**What is needed**: Starting with the first line of the data below, copy each line up to and including the one containing "const lastYear = 2013;". Pictures stay out.

>>

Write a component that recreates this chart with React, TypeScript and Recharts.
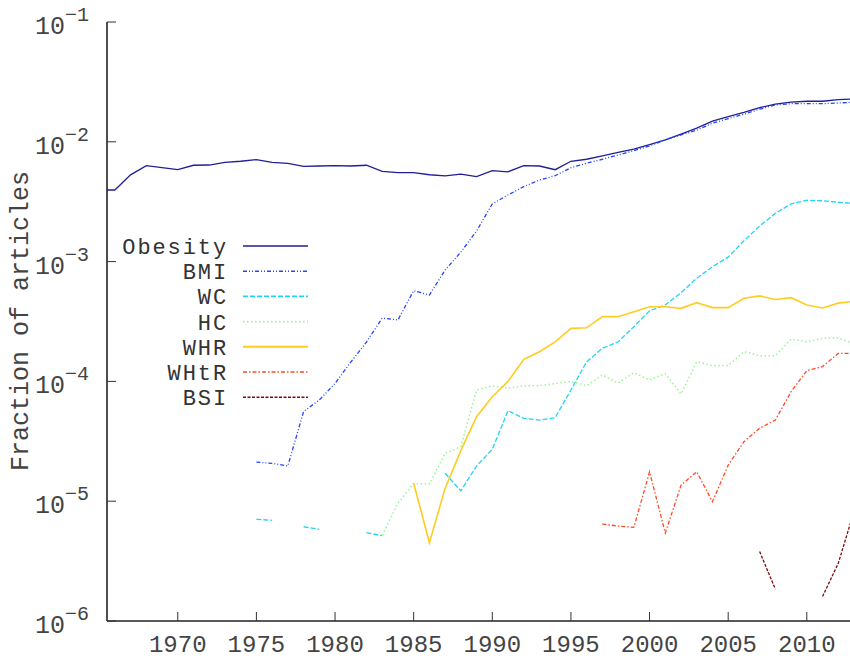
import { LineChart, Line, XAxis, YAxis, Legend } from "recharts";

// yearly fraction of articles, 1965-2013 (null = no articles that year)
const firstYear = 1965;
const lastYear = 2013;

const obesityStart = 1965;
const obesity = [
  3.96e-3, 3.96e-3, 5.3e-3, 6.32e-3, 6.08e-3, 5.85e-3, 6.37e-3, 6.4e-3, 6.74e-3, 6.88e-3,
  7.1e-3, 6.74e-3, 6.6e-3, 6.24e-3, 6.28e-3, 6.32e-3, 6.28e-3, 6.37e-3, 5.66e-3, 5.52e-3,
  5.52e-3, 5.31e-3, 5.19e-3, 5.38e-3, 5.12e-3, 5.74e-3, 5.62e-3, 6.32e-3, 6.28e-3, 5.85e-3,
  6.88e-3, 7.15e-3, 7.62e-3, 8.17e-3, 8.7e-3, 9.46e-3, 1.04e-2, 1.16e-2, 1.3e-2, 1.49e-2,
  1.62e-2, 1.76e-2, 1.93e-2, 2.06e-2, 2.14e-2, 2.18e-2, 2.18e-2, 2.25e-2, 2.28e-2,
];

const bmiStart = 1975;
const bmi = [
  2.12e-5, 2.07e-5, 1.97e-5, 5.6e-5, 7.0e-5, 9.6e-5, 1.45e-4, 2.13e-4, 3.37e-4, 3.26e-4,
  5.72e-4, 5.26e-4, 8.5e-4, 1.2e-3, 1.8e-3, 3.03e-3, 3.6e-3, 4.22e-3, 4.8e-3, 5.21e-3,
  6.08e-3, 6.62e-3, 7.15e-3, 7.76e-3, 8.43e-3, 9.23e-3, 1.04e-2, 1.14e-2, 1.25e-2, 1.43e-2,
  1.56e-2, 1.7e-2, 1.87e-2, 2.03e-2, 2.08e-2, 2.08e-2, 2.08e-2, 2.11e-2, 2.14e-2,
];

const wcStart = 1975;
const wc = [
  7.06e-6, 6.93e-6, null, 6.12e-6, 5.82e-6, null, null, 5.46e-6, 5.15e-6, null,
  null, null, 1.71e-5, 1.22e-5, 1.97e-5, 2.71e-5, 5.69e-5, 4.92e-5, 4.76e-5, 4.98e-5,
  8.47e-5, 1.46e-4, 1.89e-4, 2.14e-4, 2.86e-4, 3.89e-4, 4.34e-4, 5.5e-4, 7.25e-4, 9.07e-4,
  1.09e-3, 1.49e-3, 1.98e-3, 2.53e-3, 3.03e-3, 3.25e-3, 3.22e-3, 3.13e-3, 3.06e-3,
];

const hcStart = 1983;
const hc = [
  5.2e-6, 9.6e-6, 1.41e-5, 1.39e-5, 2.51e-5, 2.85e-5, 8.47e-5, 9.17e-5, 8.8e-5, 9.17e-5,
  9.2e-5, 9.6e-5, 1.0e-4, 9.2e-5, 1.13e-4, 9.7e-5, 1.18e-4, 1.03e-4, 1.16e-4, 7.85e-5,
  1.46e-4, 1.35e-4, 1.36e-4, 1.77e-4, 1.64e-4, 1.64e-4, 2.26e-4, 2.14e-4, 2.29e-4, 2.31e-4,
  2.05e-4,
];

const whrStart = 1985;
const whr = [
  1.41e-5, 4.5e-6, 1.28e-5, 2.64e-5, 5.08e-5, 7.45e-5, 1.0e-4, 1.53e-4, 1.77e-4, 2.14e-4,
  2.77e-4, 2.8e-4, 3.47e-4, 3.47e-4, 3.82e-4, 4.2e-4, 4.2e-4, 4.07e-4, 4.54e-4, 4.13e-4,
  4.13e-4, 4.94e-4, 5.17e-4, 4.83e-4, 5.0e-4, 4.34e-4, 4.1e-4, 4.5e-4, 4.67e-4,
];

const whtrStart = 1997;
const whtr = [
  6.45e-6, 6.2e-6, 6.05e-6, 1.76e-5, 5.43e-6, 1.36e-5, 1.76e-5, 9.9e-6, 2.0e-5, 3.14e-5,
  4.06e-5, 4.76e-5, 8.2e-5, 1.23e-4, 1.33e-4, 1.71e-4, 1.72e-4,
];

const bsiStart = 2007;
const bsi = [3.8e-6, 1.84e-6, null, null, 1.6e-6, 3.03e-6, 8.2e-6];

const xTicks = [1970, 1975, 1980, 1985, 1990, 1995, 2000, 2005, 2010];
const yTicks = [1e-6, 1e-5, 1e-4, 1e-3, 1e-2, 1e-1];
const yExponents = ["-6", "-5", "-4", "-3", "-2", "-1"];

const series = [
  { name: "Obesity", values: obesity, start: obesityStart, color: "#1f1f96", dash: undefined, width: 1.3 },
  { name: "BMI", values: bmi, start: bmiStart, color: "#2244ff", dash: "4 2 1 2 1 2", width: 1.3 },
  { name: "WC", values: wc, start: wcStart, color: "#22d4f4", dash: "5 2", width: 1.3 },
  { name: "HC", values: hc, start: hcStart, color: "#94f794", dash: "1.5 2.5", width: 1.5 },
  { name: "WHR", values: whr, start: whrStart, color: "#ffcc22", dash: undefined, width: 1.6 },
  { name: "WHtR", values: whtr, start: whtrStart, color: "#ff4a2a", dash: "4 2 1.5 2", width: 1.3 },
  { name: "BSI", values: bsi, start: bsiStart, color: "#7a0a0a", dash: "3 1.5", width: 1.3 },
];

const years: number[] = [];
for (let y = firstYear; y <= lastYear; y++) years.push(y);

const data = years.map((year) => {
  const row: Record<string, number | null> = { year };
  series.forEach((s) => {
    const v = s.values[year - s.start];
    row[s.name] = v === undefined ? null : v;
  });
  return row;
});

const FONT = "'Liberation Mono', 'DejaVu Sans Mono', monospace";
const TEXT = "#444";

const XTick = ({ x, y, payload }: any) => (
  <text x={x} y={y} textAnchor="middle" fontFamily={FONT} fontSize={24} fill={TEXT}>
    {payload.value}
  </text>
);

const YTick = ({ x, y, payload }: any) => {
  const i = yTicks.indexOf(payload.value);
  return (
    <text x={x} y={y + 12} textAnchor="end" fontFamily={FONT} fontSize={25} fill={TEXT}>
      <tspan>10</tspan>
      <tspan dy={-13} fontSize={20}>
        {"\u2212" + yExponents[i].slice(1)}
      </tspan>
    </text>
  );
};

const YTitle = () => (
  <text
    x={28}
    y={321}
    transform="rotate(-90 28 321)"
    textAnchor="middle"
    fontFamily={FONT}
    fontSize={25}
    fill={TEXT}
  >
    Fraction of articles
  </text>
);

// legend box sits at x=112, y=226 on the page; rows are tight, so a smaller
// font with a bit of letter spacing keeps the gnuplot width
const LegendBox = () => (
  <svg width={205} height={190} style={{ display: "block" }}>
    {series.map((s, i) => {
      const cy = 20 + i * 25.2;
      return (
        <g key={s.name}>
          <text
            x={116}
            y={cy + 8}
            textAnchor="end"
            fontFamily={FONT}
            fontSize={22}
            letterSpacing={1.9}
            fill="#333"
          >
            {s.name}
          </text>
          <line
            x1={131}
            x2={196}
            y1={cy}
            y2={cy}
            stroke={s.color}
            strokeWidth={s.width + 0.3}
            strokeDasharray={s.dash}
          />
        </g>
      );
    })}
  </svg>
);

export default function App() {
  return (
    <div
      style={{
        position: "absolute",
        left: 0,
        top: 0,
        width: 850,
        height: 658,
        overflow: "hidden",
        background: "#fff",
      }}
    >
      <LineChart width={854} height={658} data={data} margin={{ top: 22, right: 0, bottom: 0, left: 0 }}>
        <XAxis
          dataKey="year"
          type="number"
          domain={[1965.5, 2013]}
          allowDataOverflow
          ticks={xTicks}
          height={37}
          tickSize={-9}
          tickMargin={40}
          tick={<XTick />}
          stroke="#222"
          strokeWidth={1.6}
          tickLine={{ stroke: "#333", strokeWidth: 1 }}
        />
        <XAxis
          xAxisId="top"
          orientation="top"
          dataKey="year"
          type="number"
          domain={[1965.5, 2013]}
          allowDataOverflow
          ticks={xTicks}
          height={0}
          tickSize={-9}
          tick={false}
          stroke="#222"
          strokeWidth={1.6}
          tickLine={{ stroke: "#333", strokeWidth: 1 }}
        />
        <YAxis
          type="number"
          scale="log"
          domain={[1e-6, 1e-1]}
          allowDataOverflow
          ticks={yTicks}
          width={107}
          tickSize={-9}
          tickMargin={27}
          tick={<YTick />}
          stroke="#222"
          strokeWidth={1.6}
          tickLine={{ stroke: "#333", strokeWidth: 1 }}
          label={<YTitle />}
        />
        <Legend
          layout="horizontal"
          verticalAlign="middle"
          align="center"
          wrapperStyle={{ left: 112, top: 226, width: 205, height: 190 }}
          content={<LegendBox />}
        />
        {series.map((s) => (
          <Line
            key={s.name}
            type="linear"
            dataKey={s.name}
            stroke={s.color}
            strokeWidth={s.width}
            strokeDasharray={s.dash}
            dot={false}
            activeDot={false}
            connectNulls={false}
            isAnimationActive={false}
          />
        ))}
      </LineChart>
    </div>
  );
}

<<

**Solution**:
Write a component that recreates this chart with React, TypeScript and Recharts.
import { LineChart, Line, XAxis, YAxis, Legend } from "recharts";

// yearly fraction of articles, 1965-2013 (null = no articles that year)
const firstYear = 1965;
const lastYear = 2013;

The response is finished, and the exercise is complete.